### [Requirement]
Give nothing except the number of lines containing the word "drawn".
== Dataset content ==
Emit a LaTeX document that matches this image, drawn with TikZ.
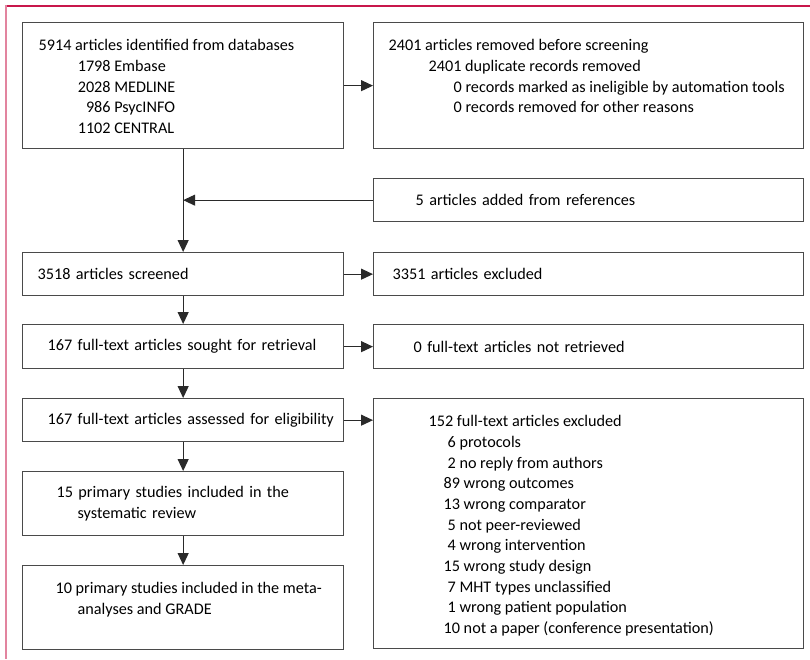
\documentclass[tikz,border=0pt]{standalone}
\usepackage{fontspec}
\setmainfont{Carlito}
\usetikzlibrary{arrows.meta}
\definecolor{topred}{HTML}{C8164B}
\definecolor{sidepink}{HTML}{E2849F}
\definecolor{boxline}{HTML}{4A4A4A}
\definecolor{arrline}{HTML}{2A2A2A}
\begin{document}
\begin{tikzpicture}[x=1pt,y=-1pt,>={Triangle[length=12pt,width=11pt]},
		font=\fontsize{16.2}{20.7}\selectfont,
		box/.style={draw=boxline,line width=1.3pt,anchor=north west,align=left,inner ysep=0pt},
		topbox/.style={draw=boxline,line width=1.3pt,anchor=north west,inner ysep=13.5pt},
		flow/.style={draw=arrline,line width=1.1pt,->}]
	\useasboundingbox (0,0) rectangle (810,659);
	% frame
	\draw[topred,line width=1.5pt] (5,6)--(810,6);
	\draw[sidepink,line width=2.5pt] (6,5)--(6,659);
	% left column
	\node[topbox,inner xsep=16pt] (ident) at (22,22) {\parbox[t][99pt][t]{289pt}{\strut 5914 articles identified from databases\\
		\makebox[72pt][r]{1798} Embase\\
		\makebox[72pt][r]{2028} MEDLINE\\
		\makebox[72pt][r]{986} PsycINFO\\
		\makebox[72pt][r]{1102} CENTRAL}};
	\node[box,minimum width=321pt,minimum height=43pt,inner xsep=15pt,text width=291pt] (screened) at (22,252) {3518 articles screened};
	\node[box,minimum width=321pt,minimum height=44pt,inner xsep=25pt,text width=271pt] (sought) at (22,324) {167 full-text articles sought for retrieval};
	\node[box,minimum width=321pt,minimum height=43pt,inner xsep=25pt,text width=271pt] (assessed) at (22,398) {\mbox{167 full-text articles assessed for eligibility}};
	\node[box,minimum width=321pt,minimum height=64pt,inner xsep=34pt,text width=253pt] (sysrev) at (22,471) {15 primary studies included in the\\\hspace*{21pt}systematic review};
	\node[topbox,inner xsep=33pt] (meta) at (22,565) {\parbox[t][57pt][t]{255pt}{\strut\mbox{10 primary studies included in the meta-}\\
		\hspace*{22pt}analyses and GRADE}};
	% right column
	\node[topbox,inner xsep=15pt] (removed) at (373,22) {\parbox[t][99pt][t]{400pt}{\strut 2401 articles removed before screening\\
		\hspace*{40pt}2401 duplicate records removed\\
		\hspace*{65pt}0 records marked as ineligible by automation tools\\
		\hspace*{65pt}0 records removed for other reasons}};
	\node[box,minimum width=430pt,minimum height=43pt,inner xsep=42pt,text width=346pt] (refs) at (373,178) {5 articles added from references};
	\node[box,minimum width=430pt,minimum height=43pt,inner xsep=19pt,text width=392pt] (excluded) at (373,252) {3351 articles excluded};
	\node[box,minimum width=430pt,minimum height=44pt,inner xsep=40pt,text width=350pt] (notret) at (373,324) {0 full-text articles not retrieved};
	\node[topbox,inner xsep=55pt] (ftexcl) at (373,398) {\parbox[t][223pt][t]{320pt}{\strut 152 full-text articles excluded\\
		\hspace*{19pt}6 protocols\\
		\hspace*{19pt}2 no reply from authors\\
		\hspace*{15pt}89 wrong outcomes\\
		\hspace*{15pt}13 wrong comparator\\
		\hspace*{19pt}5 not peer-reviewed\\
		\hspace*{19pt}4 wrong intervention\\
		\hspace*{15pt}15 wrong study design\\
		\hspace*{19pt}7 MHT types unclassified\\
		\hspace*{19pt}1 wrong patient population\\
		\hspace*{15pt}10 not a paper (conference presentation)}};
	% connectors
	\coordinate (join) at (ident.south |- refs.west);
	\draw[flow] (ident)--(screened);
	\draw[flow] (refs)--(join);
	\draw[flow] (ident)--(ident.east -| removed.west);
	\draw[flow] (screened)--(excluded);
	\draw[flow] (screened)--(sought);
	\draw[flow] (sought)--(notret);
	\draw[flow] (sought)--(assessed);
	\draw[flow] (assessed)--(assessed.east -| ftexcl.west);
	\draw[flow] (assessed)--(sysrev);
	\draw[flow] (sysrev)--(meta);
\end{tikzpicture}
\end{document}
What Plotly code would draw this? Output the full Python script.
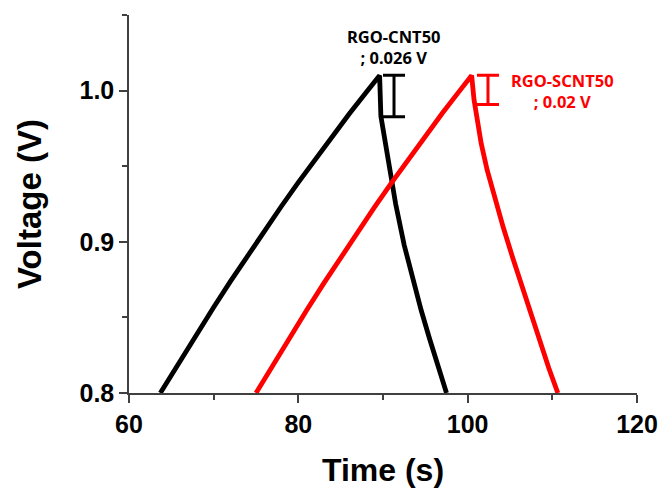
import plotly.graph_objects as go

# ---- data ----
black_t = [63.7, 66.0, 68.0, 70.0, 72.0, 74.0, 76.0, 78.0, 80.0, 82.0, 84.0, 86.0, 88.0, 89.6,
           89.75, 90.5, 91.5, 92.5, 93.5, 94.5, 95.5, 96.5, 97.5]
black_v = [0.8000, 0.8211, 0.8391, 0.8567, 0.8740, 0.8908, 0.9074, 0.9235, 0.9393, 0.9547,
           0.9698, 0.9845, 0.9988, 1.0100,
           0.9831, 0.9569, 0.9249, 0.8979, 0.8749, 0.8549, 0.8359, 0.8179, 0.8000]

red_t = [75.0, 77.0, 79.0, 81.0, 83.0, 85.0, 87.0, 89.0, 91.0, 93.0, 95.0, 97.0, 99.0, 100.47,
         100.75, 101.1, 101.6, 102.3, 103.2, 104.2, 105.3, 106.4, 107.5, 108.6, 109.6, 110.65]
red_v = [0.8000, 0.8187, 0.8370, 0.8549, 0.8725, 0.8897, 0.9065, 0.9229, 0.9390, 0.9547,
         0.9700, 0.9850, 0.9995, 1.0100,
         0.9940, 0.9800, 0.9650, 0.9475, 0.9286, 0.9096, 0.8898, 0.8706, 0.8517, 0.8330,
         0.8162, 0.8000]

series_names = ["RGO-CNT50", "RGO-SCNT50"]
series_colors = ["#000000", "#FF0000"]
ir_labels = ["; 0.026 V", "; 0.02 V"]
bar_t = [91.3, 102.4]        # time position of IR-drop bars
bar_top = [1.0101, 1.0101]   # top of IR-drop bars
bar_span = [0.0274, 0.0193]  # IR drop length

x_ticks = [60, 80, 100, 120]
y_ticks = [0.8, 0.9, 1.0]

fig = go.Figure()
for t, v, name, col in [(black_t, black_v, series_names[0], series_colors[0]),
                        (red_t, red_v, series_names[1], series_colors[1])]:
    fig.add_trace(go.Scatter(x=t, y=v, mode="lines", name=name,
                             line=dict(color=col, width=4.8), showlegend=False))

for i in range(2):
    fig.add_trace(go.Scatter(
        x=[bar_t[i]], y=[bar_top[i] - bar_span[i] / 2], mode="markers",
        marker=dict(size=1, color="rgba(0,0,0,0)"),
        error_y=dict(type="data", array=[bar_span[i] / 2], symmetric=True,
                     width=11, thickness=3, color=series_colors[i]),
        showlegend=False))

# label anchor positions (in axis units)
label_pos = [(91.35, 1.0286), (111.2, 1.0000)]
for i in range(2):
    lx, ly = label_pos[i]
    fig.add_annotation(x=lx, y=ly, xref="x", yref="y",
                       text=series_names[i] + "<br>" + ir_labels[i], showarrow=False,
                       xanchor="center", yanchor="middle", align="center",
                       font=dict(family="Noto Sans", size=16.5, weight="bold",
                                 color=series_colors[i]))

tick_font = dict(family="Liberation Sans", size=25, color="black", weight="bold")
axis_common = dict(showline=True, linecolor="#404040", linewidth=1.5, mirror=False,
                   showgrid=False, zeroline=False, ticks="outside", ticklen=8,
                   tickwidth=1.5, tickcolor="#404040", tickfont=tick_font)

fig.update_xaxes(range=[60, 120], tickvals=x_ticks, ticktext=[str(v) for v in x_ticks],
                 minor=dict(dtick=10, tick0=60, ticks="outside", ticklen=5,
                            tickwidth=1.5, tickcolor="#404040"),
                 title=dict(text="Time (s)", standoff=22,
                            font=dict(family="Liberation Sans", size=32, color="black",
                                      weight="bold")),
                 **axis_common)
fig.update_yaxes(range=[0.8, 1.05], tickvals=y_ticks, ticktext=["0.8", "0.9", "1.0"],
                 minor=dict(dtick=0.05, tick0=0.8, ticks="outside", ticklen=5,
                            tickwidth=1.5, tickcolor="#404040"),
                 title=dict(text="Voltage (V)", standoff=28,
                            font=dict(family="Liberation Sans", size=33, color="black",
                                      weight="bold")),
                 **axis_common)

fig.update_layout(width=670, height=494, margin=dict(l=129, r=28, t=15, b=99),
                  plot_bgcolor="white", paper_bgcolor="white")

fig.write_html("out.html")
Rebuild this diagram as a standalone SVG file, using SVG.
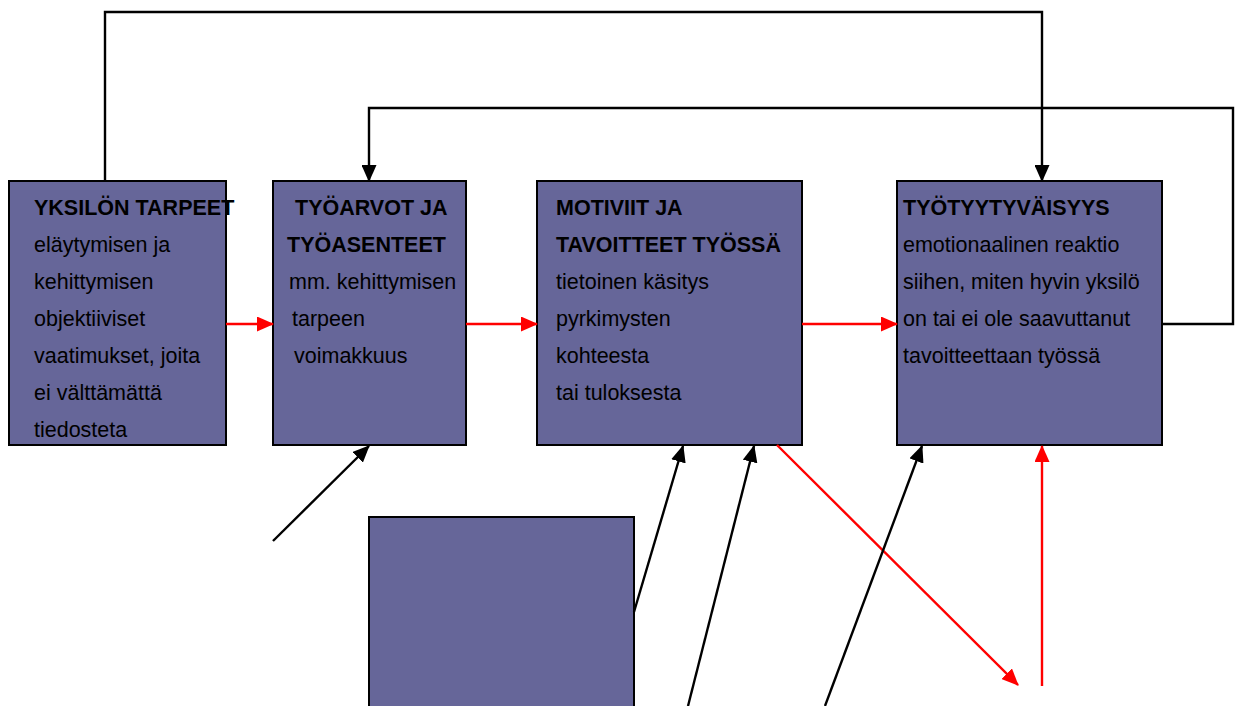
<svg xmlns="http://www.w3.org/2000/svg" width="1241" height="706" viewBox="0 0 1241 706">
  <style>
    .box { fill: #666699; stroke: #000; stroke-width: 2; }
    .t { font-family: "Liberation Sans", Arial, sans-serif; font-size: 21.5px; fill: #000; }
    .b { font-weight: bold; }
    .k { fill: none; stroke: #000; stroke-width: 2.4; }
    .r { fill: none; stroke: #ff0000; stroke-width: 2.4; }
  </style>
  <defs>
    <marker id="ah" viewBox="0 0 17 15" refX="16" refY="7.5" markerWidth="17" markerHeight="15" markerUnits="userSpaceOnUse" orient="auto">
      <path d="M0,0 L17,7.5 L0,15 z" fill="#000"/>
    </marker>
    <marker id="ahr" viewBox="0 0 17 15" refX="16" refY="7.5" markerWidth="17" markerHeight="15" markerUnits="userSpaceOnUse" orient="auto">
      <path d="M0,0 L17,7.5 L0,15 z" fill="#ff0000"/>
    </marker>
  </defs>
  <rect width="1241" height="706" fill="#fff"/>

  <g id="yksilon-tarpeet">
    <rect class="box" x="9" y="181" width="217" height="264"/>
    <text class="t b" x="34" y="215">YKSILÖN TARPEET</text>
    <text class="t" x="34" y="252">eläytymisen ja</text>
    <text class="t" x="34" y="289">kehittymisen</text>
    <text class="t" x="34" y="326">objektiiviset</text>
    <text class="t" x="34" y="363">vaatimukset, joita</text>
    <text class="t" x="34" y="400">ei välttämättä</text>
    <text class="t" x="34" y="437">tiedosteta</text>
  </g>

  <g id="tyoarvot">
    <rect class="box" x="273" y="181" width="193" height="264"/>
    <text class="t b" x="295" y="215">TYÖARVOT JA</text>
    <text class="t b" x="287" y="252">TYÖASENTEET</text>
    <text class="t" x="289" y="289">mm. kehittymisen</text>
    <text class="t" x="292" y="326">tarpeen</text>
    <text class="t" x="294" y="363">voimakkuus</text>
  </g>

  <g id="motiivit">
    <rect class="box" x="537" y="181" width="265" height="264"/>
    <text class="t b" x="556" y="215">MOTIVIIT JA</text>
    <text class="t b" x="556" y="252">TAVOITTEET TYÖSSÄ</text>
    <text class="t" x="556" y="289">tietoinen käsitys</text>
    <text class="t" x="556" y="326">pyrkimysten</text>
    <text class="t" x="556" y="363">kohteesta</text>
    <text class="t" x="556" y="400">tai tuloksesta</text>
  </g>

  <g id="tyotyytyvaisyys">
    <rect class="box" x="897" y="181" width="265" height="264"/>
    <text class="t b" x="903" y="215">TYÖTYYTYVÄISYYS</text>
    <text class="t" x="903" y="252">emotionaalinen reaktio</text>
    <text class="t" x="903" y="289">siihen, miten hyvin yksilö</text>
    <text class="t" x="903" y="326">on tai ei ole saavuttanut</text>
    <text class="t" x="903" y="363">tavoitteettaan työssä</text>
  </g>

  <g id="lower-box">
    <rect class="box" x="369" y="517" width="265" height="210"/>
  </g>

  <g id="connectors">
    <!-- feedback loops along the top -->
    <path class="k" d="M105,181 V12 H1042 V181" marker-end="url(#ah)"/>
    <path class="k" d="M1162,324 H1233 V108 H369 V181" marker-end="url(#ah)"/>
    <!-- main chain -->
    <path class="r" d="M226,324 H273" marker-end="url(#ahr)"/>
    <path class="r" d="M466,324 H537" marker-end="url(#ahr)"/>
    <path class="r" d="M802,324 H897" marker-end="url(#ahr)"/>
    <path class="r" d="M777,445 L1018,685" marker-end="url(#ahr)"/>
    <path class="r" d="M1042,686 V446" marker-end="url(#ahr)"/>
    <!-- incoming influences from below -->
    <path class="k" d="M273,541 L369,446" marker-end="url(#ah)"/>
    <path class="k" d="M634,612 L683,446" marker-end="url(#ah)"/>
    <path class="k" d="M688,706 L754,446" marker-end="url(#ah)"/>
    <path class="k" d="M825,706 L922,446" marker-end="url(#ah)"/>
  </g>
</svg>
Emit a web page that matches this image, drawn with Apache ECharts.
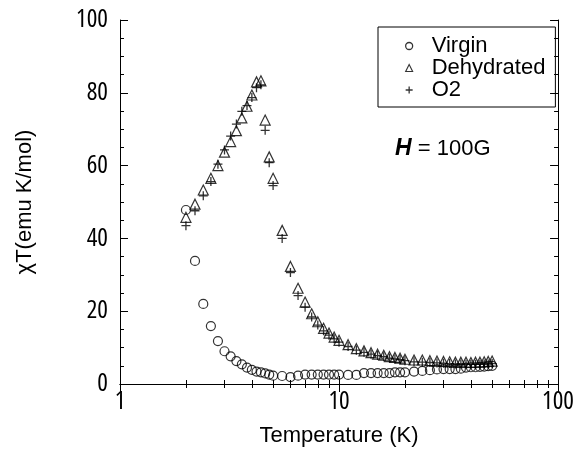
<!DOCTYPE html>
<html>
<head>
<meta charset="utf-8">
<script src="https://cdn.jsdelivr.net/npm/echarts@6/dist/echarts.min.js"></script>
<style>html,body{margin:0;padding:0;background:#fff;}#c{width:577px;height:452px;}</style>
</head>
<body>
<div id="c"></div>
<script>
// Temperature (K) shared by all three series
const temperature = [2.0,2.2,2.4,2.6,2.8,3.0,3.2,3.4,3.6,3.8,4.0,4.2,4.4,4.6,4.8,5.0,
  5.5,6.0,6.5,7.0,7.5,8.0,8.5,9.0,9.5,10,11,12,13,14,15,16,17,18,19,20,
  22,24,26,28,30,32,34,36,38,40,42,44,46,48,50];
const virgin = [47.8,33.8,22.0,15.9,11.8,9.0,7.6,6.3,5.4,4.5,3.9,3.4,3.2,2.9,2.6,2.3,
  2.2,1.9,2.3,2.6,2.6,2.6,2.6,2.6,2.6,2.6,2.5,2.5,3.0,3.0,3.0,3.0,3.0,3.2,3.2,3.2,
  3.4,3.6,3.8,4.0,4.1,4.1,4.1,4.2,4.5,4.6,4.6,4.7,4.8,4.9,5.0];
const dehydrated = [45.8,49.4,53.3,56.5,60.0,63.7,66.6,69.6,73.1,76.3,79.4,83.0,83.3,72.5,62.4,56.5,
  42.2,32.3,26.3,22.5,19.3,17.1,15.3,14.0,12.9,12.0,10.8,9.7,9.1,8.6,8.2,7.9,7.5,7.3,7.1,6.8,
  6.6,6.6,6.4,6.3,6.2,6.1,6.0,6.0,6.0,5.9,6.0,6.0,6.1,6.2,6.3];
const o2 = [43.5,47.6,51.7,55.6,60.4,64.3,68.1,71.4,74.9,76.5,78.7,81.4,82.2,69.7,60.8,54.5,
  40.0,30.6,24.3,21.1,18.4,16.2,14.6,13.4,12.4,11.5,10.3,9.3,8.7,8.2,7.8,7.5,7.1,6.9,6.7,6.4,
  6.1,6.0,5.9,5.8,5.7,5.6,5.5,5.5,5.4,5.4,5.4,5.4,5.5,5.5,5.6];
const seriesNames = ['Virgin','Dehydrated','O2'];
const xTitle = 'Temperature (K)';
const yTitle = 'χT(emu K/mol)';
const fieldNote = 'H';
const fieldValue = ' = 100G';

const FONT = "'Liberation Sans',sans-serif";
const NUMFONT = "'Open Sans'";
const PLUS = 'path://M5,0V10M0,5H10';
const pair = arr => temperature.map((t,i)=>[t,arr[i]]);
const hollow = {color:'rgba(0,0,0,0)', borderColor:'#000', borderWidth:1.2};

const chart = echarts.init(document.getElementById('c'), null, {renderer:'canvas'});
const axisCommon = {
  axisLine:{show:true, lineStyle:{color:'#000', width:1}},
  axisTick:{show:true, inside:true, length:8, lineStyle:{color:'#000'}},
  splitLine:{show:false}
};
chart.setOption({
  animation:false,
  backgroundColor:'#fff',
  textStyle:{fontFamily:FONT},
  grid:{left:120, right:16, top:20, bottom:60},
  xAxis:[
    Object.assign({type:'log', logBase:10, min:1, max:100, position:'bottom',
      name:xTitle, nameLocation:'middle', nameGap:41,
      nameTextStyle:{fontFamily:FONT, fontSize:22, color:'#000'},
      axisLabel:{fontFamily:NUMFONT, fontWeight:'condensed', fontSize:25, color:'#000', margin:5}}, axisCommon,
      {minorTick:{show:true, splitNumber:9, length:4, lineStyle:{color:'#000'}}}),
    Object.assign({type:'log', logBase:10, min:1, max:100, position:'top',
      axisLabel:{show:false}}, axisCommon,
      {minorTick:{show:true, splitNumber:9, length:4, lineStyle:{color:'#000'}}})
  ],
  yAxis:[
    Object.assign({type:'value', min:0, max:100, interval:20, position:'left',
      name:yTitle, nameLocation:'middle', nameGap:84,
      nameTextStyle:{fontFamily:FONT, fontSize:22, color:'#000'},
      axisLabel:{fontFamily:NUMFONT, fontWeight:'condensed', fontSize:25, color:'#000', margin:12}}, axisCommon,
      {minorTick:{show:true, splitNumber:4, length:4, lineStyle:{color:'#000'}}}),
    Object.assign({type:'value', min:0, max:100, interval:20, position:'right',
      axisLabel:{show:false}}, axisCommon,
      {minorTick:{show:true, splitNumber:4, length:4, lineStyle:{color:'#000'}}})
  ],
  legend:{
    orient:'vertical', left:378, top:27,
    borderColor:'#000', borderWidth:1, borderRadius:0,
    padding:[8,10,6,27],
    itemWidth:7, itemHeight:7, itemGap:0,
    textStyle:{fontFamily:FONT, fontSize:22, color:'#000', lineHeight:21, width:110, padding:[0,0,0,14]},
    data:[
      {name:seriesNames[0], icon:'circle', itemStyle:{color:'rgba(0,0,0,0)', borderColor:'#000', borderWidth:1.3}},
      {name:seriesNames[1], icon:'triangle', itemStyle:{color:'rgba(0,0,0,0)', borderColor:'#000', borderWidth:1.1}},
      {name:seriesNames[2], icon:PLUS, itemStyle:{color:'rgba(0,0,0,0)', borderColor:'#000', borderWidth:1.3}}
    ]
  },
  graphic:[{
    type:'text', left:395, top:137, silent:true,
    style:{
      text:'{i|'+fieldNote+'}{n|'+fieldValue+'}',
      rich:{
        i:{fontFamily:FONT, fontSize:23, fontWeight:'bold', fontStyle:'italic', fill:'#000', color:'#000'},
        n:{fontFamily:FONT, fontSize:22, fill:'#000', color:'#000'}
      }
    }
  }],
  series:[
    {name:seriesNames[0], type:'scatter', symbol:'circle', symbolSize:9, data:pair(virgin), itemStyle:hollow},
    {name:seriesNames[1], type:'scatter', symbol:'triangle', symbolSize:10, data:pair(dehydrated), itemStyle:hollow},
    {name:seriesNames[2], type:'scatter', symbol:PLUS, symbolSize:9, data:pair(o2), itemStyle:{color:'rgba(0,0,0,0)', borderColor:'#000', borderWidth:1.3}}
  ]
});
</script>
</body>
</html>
===
### [Result of the task]
2